*YOUR GOAL*
Repeat the material exactly from its first line to the line that includes "outlier_y = [-12644, -12716, -12829, -13472]". Skip pictures.
--- begin DATASET CONTENT ---
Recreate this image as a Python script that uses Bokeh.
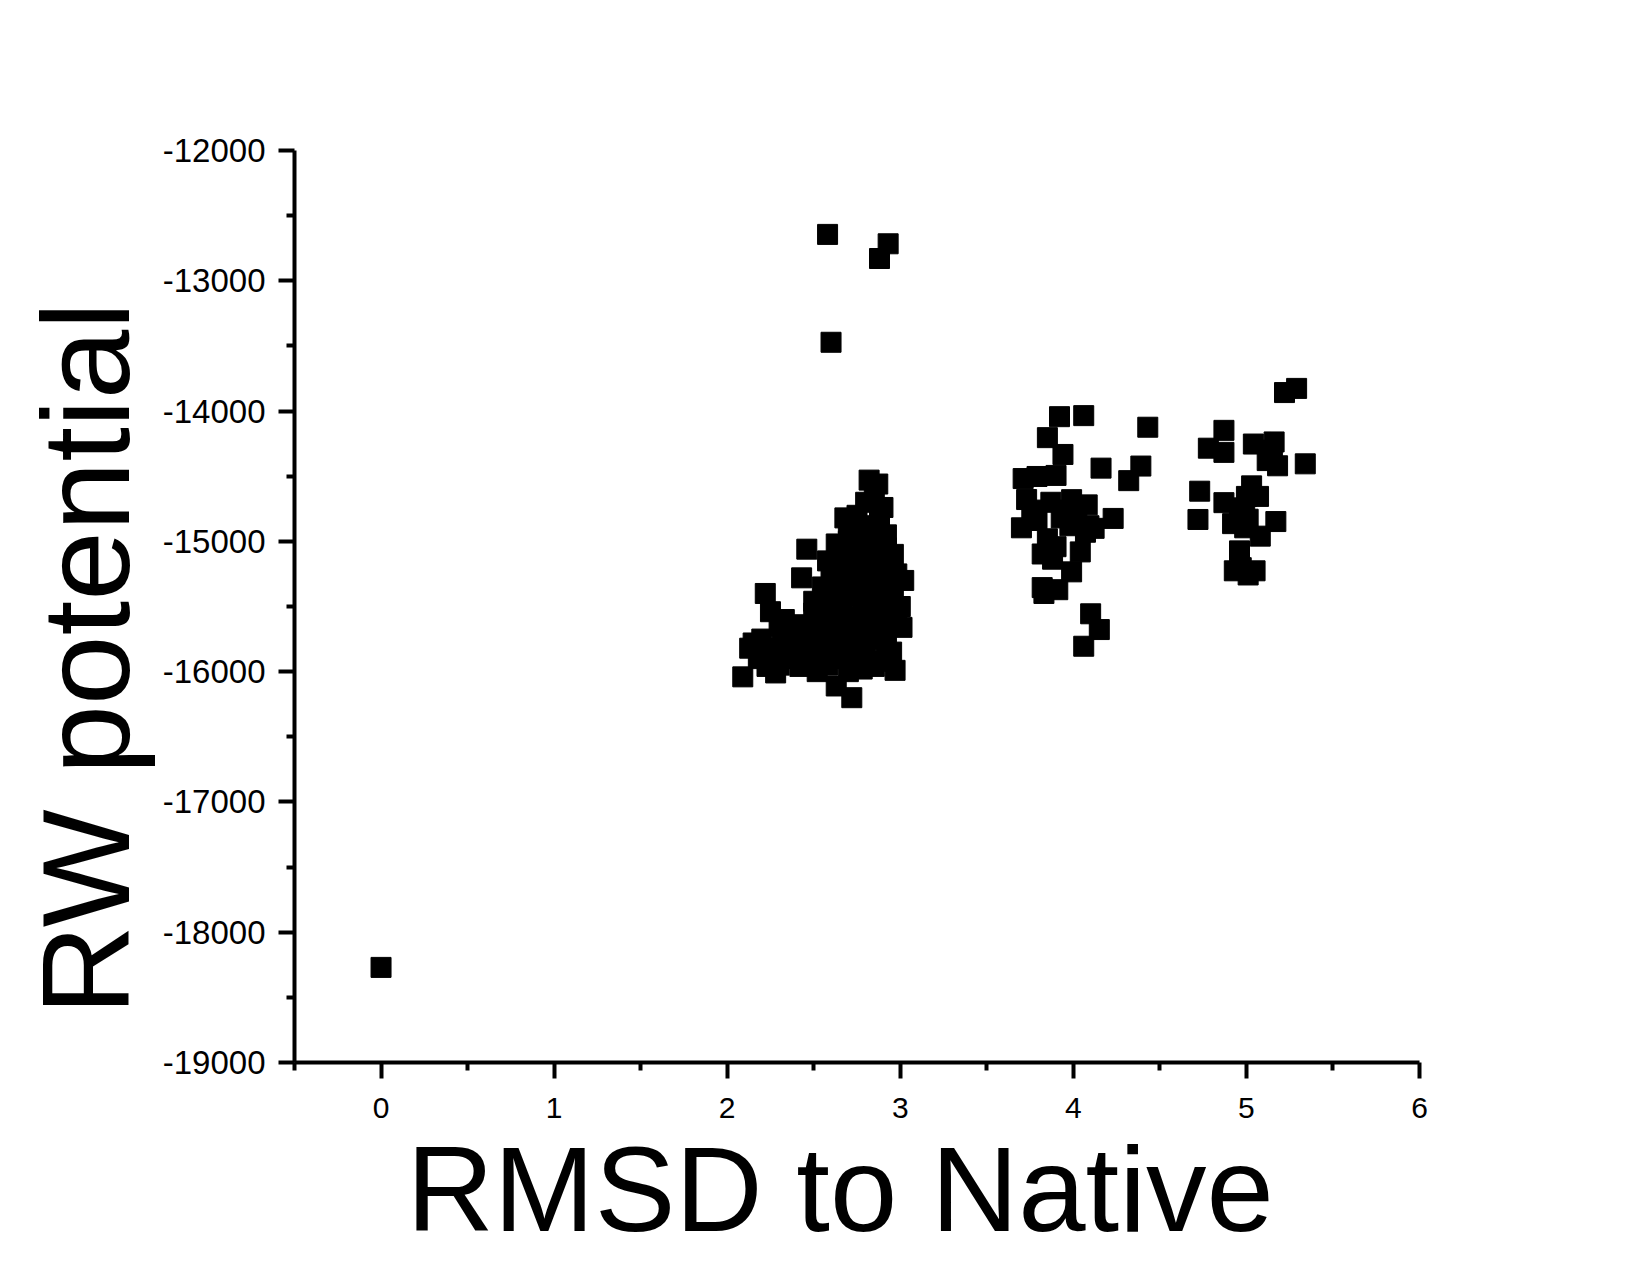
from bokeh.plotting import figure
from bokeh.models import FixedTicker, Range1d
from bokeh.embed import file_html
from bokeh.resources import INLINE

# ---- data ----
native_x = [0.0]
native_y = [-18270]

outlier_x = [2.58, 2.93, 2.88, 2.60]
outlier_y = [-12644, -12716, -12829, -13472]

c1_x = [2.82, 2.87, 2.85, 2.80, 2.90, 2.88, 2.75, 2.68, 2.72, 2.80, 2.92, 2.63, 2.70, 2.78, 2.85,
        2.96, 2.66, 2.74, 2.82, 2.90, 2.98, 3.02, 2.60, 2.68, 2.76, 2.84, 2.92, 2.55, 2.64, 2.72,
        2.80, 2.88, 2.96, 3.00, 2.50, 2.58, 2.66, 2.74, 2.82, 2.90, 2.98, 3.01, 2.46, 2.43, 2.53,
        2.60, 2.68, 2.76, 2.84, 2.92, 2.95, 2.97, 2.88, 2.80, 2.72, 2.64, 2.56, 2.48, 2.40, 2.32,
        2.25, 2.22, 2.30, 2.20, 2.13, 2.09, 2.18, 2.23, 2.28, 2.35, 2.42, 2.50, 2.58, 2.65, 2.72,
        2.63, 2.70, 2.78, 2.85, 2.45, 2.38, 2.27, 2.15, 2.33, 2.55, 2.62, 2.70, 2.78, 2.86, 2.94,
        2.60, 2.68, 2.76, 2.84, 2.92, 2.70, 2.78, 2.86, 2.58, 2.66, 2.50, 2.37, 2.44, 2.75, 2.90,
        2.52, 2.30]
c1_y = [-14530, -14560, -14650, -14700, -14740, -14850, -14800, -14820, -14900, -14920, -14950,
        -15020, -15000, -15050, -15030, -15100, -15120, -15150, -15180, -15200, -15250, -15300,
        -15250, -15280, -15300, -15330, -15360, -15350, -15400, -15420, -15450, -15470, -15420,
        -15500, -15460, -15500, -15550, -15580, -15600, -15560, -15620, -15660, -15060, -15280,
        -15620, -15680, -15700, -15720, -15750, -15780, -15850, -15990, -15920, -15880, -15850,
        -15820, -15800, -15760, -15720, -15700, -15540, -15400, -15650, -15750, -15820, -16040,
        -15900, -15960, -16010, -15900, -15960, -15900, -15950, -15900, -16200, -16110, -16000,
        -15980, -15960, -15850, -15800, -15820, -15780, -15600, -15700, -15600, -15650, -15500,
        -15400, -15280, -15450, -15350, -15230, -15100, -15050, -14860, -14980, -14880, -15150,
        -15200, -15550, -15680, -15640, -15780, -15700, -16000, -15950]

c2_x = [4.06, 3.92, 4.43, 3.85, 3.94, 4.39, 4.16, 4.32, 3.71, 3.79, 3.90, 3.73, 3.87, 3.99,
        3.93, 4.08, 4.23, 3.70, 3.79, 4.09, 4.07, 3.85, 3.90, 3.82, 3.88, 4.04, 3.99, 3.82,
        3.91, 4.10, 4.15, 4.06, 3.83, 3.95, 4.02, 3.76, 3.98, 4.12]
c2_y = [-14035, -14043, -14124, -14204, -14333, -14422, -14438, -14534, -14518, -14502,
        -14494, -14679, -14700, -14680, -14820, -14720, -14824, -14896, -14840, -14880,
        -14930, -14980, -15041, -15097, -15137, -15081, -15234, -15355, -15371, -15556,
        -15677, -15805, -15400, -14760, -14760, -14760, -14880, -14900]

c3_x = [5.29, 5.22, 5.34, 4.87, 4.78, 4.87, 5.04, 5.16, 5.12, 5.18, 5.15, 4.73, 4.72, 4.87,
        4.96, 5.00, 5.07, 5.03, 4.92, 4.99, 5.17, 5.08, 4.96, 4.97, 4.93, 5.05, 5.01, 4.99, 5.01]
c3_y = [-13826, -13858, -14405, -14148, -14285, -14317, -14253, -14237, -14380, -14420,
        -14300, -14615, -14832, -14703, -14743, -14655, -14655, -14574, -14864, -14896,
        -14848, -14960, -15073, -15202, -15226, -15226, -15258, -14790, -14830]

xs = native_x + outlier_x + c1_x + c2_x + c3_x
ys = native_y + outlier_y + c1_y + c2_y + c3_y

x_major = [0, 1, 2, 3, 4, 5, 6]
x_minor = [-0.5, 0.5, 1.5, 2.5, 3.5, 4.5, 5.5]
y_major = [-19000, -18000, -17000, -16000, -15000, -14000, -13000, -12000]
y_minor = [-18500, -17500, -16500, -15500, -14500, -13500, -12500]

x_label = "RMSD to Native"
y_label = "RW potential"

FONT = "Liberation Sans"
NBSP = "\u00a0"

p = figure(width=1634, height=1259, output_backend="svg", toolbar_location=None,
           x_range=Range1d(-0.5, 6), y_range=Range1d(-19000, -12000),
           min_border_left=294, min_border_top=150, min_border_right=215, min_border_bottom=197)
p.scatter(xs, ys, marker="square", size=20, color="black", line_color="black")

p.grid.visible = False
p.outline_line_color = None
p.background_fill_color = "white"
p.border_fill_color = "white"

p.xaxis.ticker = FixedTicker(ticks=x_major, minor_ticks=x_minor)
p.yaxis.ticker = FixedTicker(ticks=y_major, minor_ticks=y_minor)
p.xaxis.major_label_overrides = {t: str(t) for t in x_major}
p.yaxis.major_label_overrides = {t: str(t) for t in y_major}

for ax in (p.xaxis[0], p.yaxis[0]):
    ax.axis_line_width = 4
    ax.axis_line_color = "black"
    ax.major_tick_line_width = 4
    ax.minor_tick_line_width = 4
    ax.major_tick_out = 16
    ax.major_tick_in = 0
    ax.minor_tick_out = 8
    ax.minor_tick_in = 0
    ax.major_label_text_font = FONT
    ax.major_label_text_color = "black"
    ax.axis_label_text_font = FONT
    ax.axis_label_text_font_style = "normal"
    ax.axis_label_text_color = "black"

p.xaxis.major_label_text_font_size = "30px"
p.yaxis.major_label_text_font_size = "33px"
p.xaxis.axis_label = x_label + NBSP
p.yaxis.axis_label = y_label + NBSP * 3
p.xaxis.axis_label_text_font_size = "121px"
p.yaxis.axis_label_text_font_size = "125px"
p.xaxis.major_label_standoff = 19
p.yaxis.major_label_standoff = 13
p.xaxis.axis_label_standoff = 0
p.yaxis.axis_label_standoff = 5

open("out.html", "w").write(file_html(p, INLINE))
--- end DATASET CONTENT ---
*WRITTEN SOLUTION*
Recreate this image as a Python script that uses Bokeh.
from bokeh.plotting import figure
from bokeh.models import FixedTicker, Range1d
from bokeh.embed import file_html
from bokeh.resources import INLINE

# ---- data ----
native_x = [0.0]
native_y = [-18270]

outlier_x = [2.58, 2.93, 2.88, 2.60]
outlier_y = [-12644, -12716, -12829, -13472]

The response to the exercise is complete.